Sir Tom and Peter Heppell, both 100, fought against imperial Japan in southeast Asia. Japan's defeat, 75 years ago today, marked the official end of the war.
“To say it was unpleasant is an understatement, but I don’t think any of us make a great fuss about it," Sir Tom said during the conversation broadcast by the BBC on Saturday.
"It was unpleasant but we were there, and both of us have come back, and that’s something in our favour.”
Mr Heppell, who volunteered for the Chindits - special operations units for the British and Indian armies in Burma - was wounded during the brutal campaign in the jungle. At one point he was reported missing in action.
To make matters worse, the fellow centenarian said he contracted malaria before he even began the fighting, and ended the campaign in a hospital in India.

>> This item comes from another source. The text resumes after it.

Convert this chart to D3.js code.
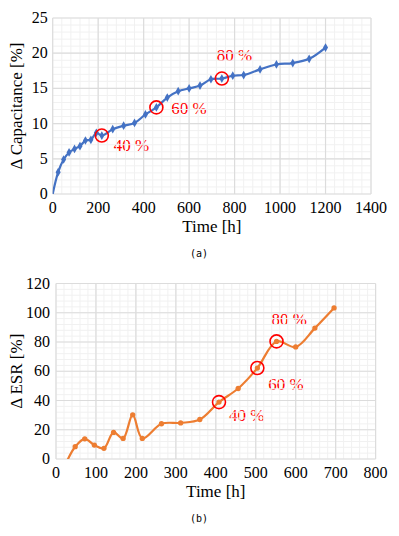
<!DOCTYPE html>
<meta charset="utf-8">
<body style="margin:0">
<script src="https://cdn.jsdelivr.net/npm/d3@7"></script>
<script>

// (a) capacitance change over time
var capTime = [0, 24, 48, 72, 96, 120, 144, 168, 192, 216, 264, 312, 360, 408, 456, 504, 552, 600, 648, 696, 744, 792, 840, 912, 984, 1056, 1128, 1200];
var capValue = [0, 3.1, 4.9, 5.9, 6.4, 6.8, 7.6, 7.7, 8.7, 8.3, 9.2, 9.7, 10.1, 11.3, 12.3, 13.7, 14.6, 15.0, 15.4, 16.3, 16.4, 16.8, 16.9, 17.7, 18.4, 18.6, 19.2, 20.8];
var capMarks = [{t: 216, label: "40 %"}, {t: 456, label: "60 %"}, {t: 744, label: "80 %"}];

// (b) ESR change over time
var esrTime = [24, 48, 72, 96, 120, 144, 168, 192, 216, 264, 312, 360, 408, 456, 504, 552, 600, 648, 696];
var esrValue = [-3.5, 8.4, 13.8, 9.5, 7.3, 18.2, 14.1, 30.2, 14.1, 24.1, 24.7, 27.0, 38.9, 48.2, 62.2, 80.4, 76.6, 89.5, 103.3];
var esrMarks = [{t: 408, label: "40 %"}, {t: 504, label: "60 %"}, {t: 552, label: "80 %"}];

var svg = d3.select("body")
  .append("svg")
    .attr("width", 399)
    .attr("height", 536);

// text layer first, marks layer after
var textLayer = svg.append("g");
var markLayer = svg.append("g");

function drawPanel(opt) {
  var x = d3.scaleLinear().domain(opt.xDomain).range(opt.xRange);
  var y = d3.scaleLinear().domain(opt.yDomain).range(opt.yRange);
  var xTicks = d3.range(opt.xDomain[0], opt.xDomain[1] + 0.001, opt.xStep);
  var yTicks = d3.range(opt.yDomain[0], opt.yDomain[1] + 0.001, opt.yStep);

  // tick labels
  textLayer.selectAll(null).data(xTicks).enter().append("text")
    .attr("x", d => x(d)).attr("y", y.range()[0] + 19)
    .attr("text-anchor", "middle")
    .style("font-family", "Liberation Serif").style("font-size", "16px")
    .text(d => d);
  textLayer.selectAll(null).data(yTicks).enter().append("text")
    .attr("x", x.range()[0] - opt.yPad).attr("y", d => y(d) + 5)
    .attr("text-anchor", "end")
    .style("font-family", "Liberation Serif").style("font-size", "16px")
    .text(d => d);

  // axis titles
  textLayer.append("text")
    .attr("text-anchor", "middle")
    .attr("x", (x.range()[0] + x.range()[1]) / 2)
    .attr("y", y.range()[0] + 38)
    .style("font-family", "Liberation Serif").style("font-size", "17px")
    .text("Time [h]");
  textLayer.append("text")
    .attr("text-anchor", "middle")
    .attr("transform", "translate(22," + (y.range()[0] + y.range()[1]) / 2 + ") rotate(-90)")
    .style("font-family", "Liberation Serif").style("font-size", "17px")
    .text(opt.yTitle);

  // caption
  textLayer.append("text")
    .attr("text-anchor", "middle")
    .attr("x", 199)
    .attr("y", y.range()[0] + 63)
    .style("font-family", "DejaVu Sans Mono").style("font-size", "10px")
    .text(opt.caption);

  // percentage labels
  opt.marks.forEach(function(m, i) {
    var v = opt.value[opt.time.indexOf(m.t)];
    textLayer.append("text")
      .attr("x", x(m.t) + opt.labelOffsets[i][0])
      .attr("y", y(v) + opt.labelOffsets[i][1])
      .style("font-family", "Liberation Serif").style("font-size", "17px")
      .style("fill", "#ff0000")
      .text(m.label);
  });

  var g = markLayer.append("g");

  // minor grid
  var xMinor = d3.range(opt.xDomain[0], opt.xDomain[1] + 0.001, opt.xStep / 5);
  var yMinor = d3.range(opt.yDomain[0], opt.yDomain[1] + 0.001, opt.yStep / 5);
  g.selectAll(null).data(xMinor).enter().append("line")
    .attr("x1", d => x(d)).attr("x2", d => x(d))
    .attr("y1", y.range()[0]).attr("y2", y.range()[1])
    .attr("stroke", "#f1f1f1");
  g.selectAll(null).data(yMinor).enter().append("line")
    .attr("y1", d => y(d)).attr("y2", d => y(d))
    .attr("x1", x.range()[0]).attr("x2", x.range()[1])
    .attr("stroke", "#f1f1f1");

  // major grid
  g.selectAll(null).data(xTicks).enter().append("line")
    .attr("x1", d => x(d)).attr("x2", d => x(d))
    .attr("y1", y.range()[0]).attr("y2", y.range()[1])
    .attr("stroke", "#dcdcdc").attr("stroke-width", 1.2);
  g.selectAll(null).data(yTicks).enter().append("line")
    .attr("y1", d => y(d)).attr("y2", d => y(d))
    .attr("x1", x.range()[0]).attr("x2", x.range()[1])
    .attr("stroke", "#dcdcdc").attr("stroke-width", 1.2);

  // series, clipped by a nested svg viewport
  var plot = g.append("svg")
    .attr("x", x.range()[0]).attr("y", y.range()[1])
    .attr("width", x.range()[1] - x.range()[0])
    .attr("height", y.range()[0] - y.range()[1])
    .attr("viewBox", [x.range()[0], y.range()[1], x.range()[1] - x.range()[0], y.range()[0] - y.range()[1]].join(" "))
    .attr("overflow", "hidden");

  var pts = opt.time.map((t, i) => ({t: t, v: opt.value[i]}));
  var line = d3.line()
    .x(d => x(d.t)).y(d => y(d.v))
    .curve(d3.curveCatmullRom.alpha(0.5));
  plot.append("path")
    .datum(pts)
    .attr("d", line)
    .attr("fill", "none")
    .attr("stroke", opt.color)
    .attr("stroke-width", 2.2);

  var shown = pts.filter(d => d.v >= 0 && d.t > 0);
  plot.selectAll(null).data(shown).enter().append("path")
    .attr("transform", d => "translate(" + x(d.t) + "," + y(d.v) + ")")
    .attr("d", d3.symbol().type(opt.symbol).size(opt.symbolSize))
    .attr("fill", opt.color);

  // highlighted points
  opt.marks.forEach(function(m) {
    var v = opt.value[opt.time.indexOf(m.t)];
    g.append("circle")
      .attr("cx", x(m.t)).attr("cy", y(v)).attr("r", 6.5)
      .attr("fill", "none").attr("stroke", "#ff0000").attr("stroke-width", 1.6);
  });
}

drawPanel({
  xDomain: [0, 1400], xRange: [52.7, 371], xStep: 200,
  yDomain: [0, 25], yRange: [194, 18], yStep: 5, yPad: 5,
  yTitle: "\u0394 Capacitance [%]", caption: "(a)",
  time: capTime, value: capValue, color: "#4472c4",
  symbol: d3.symbolDiamond, symbolSize: 22,
  marks: capMarks,
  labelOffsets: [[12, 15], [15, 7], [-5, -18]]
});

drawPanel({
  xDomain: [0, 800], xRange: [56, 375.6], xStep: 100,
  yDomain: [0, 120], yRange: [459, 283.5], yStep: 20, yPad: 6,
  yTitle: "\u0394 ESR [%]", caption: "(b)",
  time: esrTime, value: esrValue, color: "#ed7d31",
  symbol: d3.symbolCircle, symbolSize: 22,
  marks: esrMarks,
  labelOffsets: [[10, 19], [11, 22], [-5, -16]]
});

</script>
</body>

"All the other officers agreed that was a good place to go because that would give them a good chance to meet a lot of English girls as nurses," Sir Tom said of hospitals during the war.
“All the friends that I had, because you’re with people so long, you become a team, you’re mates, you really are. You’re friends whatever rank you are. You are all friends in the same battle.”
Mr Heppell, who revealed he "lost very good friends" in Burma, responded: "At least they were doing, as it were, a grand job, and they were appreciated and remembered."
Sir Tom said: "It's a great pleasure to meet you because we are getting thin on the ground - the people who were there - so we've got to stick together, what few of us are left."